> [Task]: Set down, exactly as written, the lines from the top of the data to the line that holds "var nacl3p = [2.4, 0.1, 0.1]", and omit the pictures.

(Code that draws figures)
────────────────

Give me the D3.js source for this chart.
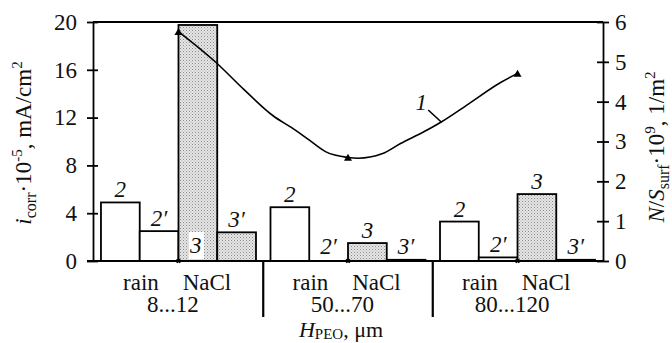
<!DOCTYPE html>
<head>
<meta charset="utf-8">
<title>corrosion current vs PEO thickness</title>
<script src="https://cdn.jsdelivr.net/npm/d3@7"></script>
<style>
  body { margin: 0; background: #fff; }
  svg { display: block; font-family: "Liberation Serif", "Times New Roman", serif; }
  text { fill: #111; }
</style>
</head>
<body>
<svg width="672" height="343"></svg>
<script>
// PEO thickness groups
var groups = ["8...12", "50...70", "80...120"]
var barKeys = ["2", "2\u2032", "3", "3\u2032"]

// i_corr * 1e-5, mA/cm2  (2, 2' = rain ; 3, 3' = NaCl)
var rain2 = [4.9, 4.5, 3.3]
var rain2p = [2.5, 0, 0.3]
var nacl3 = [19.75, 1.5, 5.6]
var nacl3p = [2.4, 0.1, 0.1]

// curve 1 : N/S_surf * 1e9, 1/m2 ; position 0..2 = group index
var curvePos = [0, 0.22, 0.39, 0.56, 0.67, 0.77, 0.87, 1.0, 1.06, 1.2, 1.31, 1.45, 1.55, 1.71, 1.9, 2.0]
var curveVal = [5.76, 4.99, 4.29, 3.64, 3.34, 3.04, 2.74, 2.6, 2.58, 2.69, 2.95, 3.25, 3.49, 3.94, 4.48, 4.71]
var markerPos = [0, 1, 2]

var leftTicks = [0, 4, 8, 12, 16, 20]
var rightTicks = [0, 1, 2, 3, 4, 5, 6]

var svg = d3.select("svg")
var x0 = 93, x1 = 603, yTop = 22, yBot = 261
var fs = 23

var xg = d3.scaleBand().domain(groups).range([x0, x1]).paddingInner(0.0855).paddingOuter(0.047)
var xb = d3.scaleBand().domain(barKeys).range([0, xg.bandwidth()])
var yL = d3.scaleLinear().domain([0, 20]).range([yBot, yTop])
var yR = d3.scaleLinear().domain([0, 6]).range([yBot, yTop])

var xc = d3.scaleLinear().domain([0, 2])
  .range([xg(groups[0]) + xb(barKeys[2]), xg(groups[2]) + xb(barKeys[2])])

// stipple pattern
var pat = svg.append("defs").append("pattern")
  .attr("id", "dots").attr("width", 3).attr("height", 3)
  .attr("patternUnits", "userSpaceOnUse")
pat.append("rect").attr("width", 3).attr("height", 3).attr("fill", "#e6e6e6")
pat.append("rect").attr("width", 1).attr("height", 1).attr("fill", "#8a8a8a")
pat.append("rect").attr("x", 1.5).attr("y", 1.5).attr("width", 1).attr("height", 1).attr("fill", "#a8a8a8")

var series = [rain2, rain2p, nacl3, nacl3p]
var bars = []
groups.forEach(function (g, gi) {
  barKeys.forEach(function (k, ki) {
    bars.push({ g: g, k: k, v: series[ki][gi], nacl: ki > 1 })
  })
})

svg.selectAll("rect.bar").data(bars).enter().append("rect")
  .attr("class", "bar")
  .attr("x", function (d) { return xg(d.g) + xb(d.k) })
  .attr("y", function (d) { return yL(d.v) })
  .attr("width", xb.bandwidth())
  .attr("height", function (d) { return yBot - yL(d.v) })
  .attr("fill", function (d) { return d.nacl ? "url(#dots)" : "#fff" })
  .attr("stroke", function (d) { return d.v > 0 ? "#000" : "none" })
  .attr("stroke-width", 1.8)

// bar labels
bars.forEach(function (d) {
  var cx = xg(d.g) + xb(d.k) + xb.bandwidth() / 2
  var by = Math.min(yL(d.v) - 5, yBot - 7)
  if (by < yTop + 30) {
    // no room above: put inside, near the bottom, on white
    cx -= 2
    svg.append("rect").attr("x", cx - 7).attr("y", yBot - 29)
      .attr("width", 15).attr("height", 27).attr("fill", "#fff")
    by = yBot - 8
  }
  svg.append("text").attr("x", cx).attr("y", by)
    .attr("text-anchor", "middle").attr("font-style", "italic")
    .attr("font-size", fs).text(d.k)
})

// frame
svg.append("line").attr("x1", x0).attr("x2", x1).attr("y1", yTop).attr("y2", yTop)
  .attr("stroke", "#000").attr("stroke-width", 1.8)
svg.append("line").attr("x1", x0 - 6).attr("x2", x1).attr("y1", yBot).attr("y2", yBot)
  .attr("stroke", "#000").attr("stroke-width", 1.8)

// axes, ticks crossing the line
var gl = svg.append("g").attr("transform", "translate(" + x0 + ",0)")
  .call(d3.axisLeft(yL).tickValues(leftTicks).tickSize(6).tickSizeOuter(0).tickPadding(10))
gl.selectAll(".tick line").attr("x1", 5)
var gr = svg.append("g").attr("transform", "translate(" + x1 + ",0)")
  .call(d3.axisRight(yR).tickValues(rightTicks).tickFormat(d3.format("d"))
    .tickSize(6).tickSizeOuter(0).tickPadding(6))
gr.selectAll(".tick line").attr("x1", -6)
svg.selectAll(".domain, .tick line").attr("stroke", "#000").attr("stroke-width", 1.8)
svg.selectAll(".tick text").attr("font-size", fs).attr("font-family", "Liberation Serif").attr("fill", "#111")

// group separators
groups.slice(1).forEach(function (g) {
  var sx = xg(g) - xg.step() * xg.paddingInner() / 2
  svg.append("line").attr("x1", sx).attr("x2", sx).attr("y1", yBot).attr("y2", yBot + 56)
    .attr("stroke", "#000").attr("stroke-width", 2.2)
})

// group labels
groups.forEach(function (g) {
  var gx = xg(g)
  svg.append("text").attr("x", gx + 40).attr("y", 290).attr("text-anchor", "middle")
    .attr("font-size", fs).text("rain")
  svg.append("text").attr("x", gx + 106).attr("y", 290).attr("text-anchor", "middle")
    .attr("font-size", fs).text("NaCl")
  svg.append("text").attr("x", gx + 72).attr("y", 312).attr("text-anchor", "middle")
    .attr("font-size", fs).text(g)
})

// curve 1
var pts = curvePos.map(function (p, i) { return [xc(p), yR(curveVal[i])] })
svg.append("path").attr("d", d3.line().curve(d3.curveMonotoneX)(pts))
  .attr("fill", "none").attr("stroke", "#000").attr("stroke-width", 1.6)
markerPos.forEach(function (p) {
  var i = curvePos.indexOf(p)
  svg.append("path").attr("d", d3.symbol(d3.symbolTriangle, 28)())
    .attr("transform", "translate(" + xc(p) + "," + (yR(curveVal[i]) + 1) + ")")
  // small cross where the curve point sits on the thickness axis
  svg.append("path").attr("d", d3.symbol(d3.symbolCross, 14)())
    .attr("transform", "translate(" + xc(p) + "," + yBot + ") rotate(45)")
})

// label 1 with leader
var li = curvePos.indexOf(1.55)
var lx = xc(curvePos[li]), ly = yR(curveVal[li])
svg.append("line").attr("x1", lx).attr("y1", ly).attr("x2", lx - 13).attr("y2", ly - 12)
  .attr("stroke", "#000").attr("stroke-width", 1.6)
svg.append("text").attr("x", lx - 20).attr("y", ly - 12).attr("text-anchor", "middle")
  .attr("font-style", "italic").attr("font-size", fs).text("1")

// axis titles
var tl = svg.append("text").attr("transform", "translate(31,143) rotate(-90)")
  .attr("text-anchor", "middle").attr("font-size", fs)
tl.append("tspan").attr("font-style", "italic").text("i")
tl.append("tspan").attr("font-size", 16).attr("dy", 5).text("corr")
tl.append("tspan").attr("dy", -5).text("\u00b710")
tl.append("tspan").attr("font-size", 15).attr("dy", -9).text("-5")
tl.append("tspan").attr("dy", 9).text(", mA/cm")
tl.append("tspan").attr("font-size", 15).attr("dy", -9).text("2")

var tr = svg.append("text").attr("transform", "translate(664,147) rotate(-90)")
  .attr("text-anchor", "middle").attr("font-size", fs)
tr.append("tspan").attr("font-style", "italic").text("N")
tr.append("tspan").text("/")
tr.append("tspan").attr("font-style", "italic").text("S")
tr.append("tspan").attr("font-size", 16).attr("dy", 5).text("surf")
tr.append("tspan").attr("dy", -5).text("\u00b710")
tr.append("tspan").attr("font-size", 15).attr("dy", -9).text("9")
tr.append("tspan").attr("dy", 9).text(", 1/m")
tr.append("tspan").attr("font-size", 15).attr("dy", -9).text("2")

var tx = svg.append("text").attr("x", 341).attr("y", 337).attr("text-anchor", "middle")
  .attr("font-size", 22)
tx.append("tspan").attr("font-style", "italic").text("H")
tx.append("tspan").attr("font-size", 15).attr("dy", 2).text("PEO")
tx.append("tspan").attr("dy", -2).text(", \u03bcm")
</script>
</body>
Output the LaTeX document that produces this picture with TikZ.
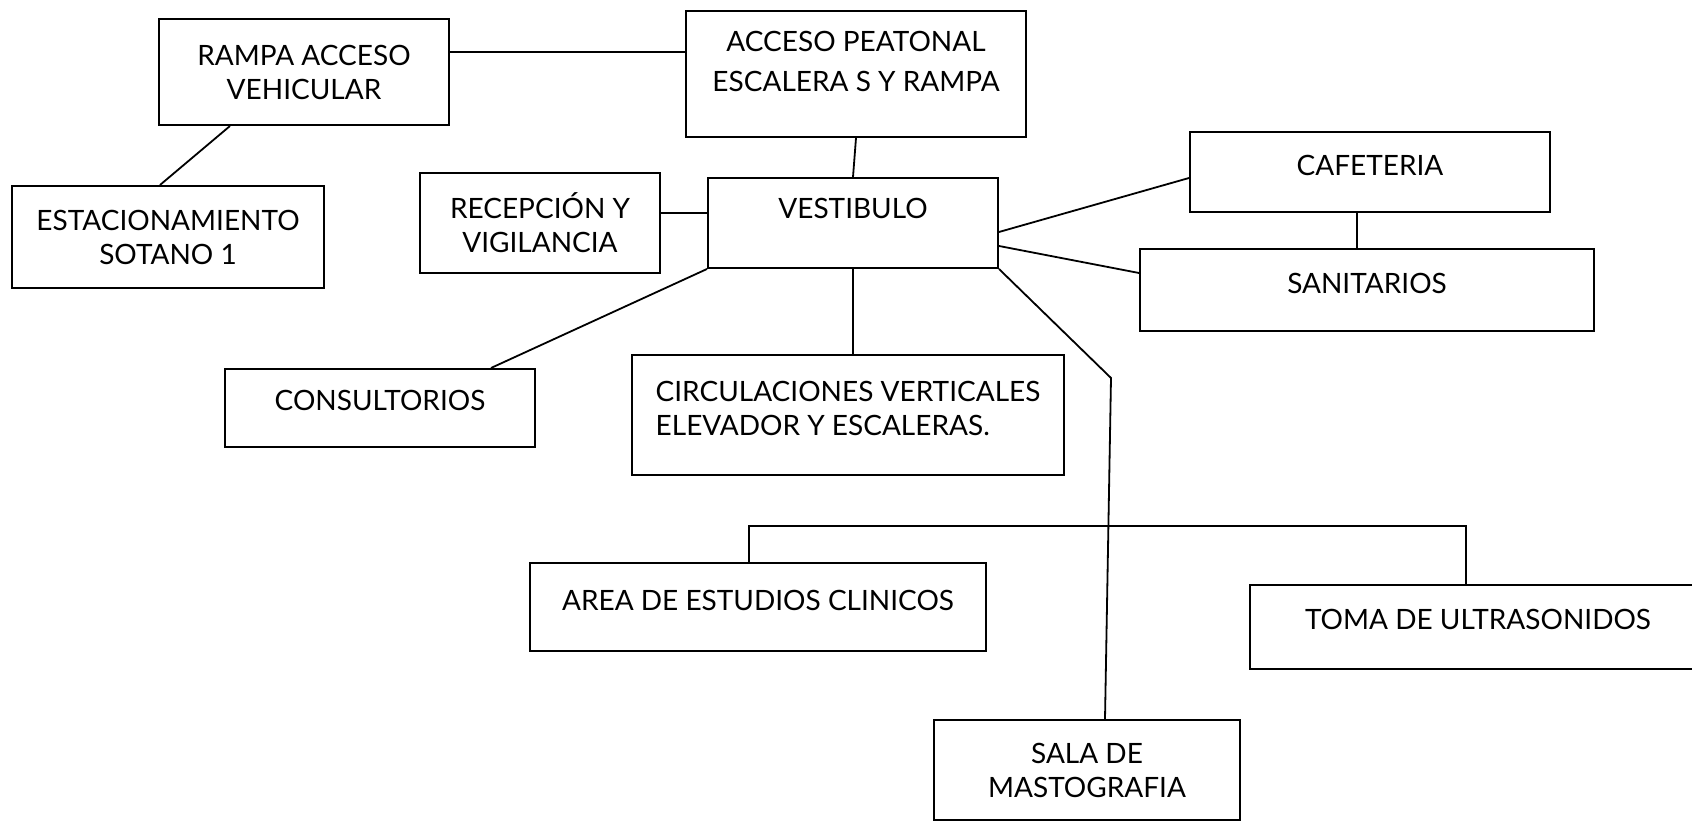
\documentclass[tikz,border=0pt]{standalone}
\usepackage{fontspec}
\setsansfont{Lato}
\usetikzlibrary{positioning, calc}
\tikzset{
  every picture/.style={font=\sffamily\fontsize{14}{17}\selectfont, line width=1pt},
  box/.style={draw, fill=white, align=center, inner sep=4pt, minimum width=#1},
  box/.default=140pt,
  link/.style={draw, line width=0.9pt},
}

\begin{document}
\begin{tikzpicture}[x=0.5pt, y=-0.5pt]
  \useasboundingbox (0,0) rectangle (1692,822);
  % upper level
  \node[box=145pt, minimum height=53pt, text depth=-4pt] (rampa) at (304,72) {RAMPA ACCESO\\VEHICULAR};
  \node[box=170pt, minimum height=63pt, text depth=13pt] (acceso) at (856,74) {ACCESO PEATONAL\\[3pt]ESCALERA S Y RAMPA};
  \node[box=156pt, minimum height=51pt] (estac) at (168,237) {ESTACIONAMIENTO\\SOTANO 1};
  \node[box=120pt, minimum height=50pt] (recep) at (540,223) {RECEPCIÓN Y\\VIGILANCIA};
  \node[box=145pt, minimum height=45pt, text depth=15pt] (vest) at (853,223) {VESTIBULO};
  \node[box=180pt, minimum height=40pt, text depth=7pt] (cafe) at (1370,172) {CAFETERIA};
  \node[box=227pt, minimum height=41pt, text depth=7pt] (sanit) at (1367,290) {SANITARIOS};
  % lower level
  \node[box=155pt, minimum height=39pt, text depth=8pt] (consult) at (380,408) {CONSULTORIOS};
  \node[box=216pt, minimum height=60pt, align=left, text depth=7pt] (circ) at (848,415) {CIRCULACIONES VERTICALES\\ELEVADOR Y ESCALERAS.};
  \node[box=228pt, minimum height=44pt, text depth=7pt] (area) at (758,607) {AREA DE ESTUDIOS CLINICOS};
  \node[box=228pt, minimum height=42pt, text depth=8pt] (toma) at (1478,627) {TOMA DE ULTRASONIDOS};
  \node[box=153pt, minimum height=50pt] (sala) at (1087,770) {SALA DE\\MASTOGRAFIA};
  \coordinate (kink) at (1111,378);

  \draw[link] (rampa.east |- 0,52) -- (acceso.west |- 0,52);
  \draw[link] (rampa.south -| 230,0) -- (estac.north -| 160,0);
  \draw[link] (acceso.south) -- (vest.north);
  \draw[link] (recep.east |- 0,213) -- (vest.west |- 0,213);
  \draw[link] (vest.east |- 0,232) -- (cafe.west |- 0,178);
  \draw[link] (vest.east |- 0,246) -- (sanit.west |- 0,273);
  \draw[link] (cafe.south -| 1357,0) -- (sanit.north -| 1357,0);
  \draw[link] (vest.south west) -- (consult.north -| 491,0);
  \draw[link] (vest.south) -- (circ.north -| vest.south);
  \draw[link] (vest.south east) -- (kink) -- (sala.north -| 1105,0);
  \draw[link] (area.north -| 749,0) |- (1466,526) -- (toma.north -| 1466,0);
\end{tikzpicture}
\end{document}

────────────────

> [Exercise response]:
Give me the D3.js source for this chart.
<!DOCTYPE html>
<head>
<meta charset="utf-8">
<title>corrosion current vs PEO thickness</title>
<script src="https://cdn.jsdelivr.net/npm/d3@7"></script>
<style>
  body { margin: 0; background: #fff; }
  svg { display: block; font-family: "Liberation Serif", "Times New Roman", serif; }
  text { fill: #111; }
</style>
</head>
<body>
<svg width="672" height="343"></svg>
<script>
// PEO thickness groups
var groups = ["8...12", "50...70", "80...120"]
var barKeys = ["2", "2\u2032", "3", "3\u2032"]

// i_corr * 1e-5, mA/cm2  (2, 2' = rain ; 3, 3' = NaCl)
var rain2 = [4.9, 4.5, 3.3]
var rain2p = [2.5, 0, 0.3]
var nacl3 = [19.75, 1.5, 5.6]
var nacl3p = [2.4, 0.1, 0.1]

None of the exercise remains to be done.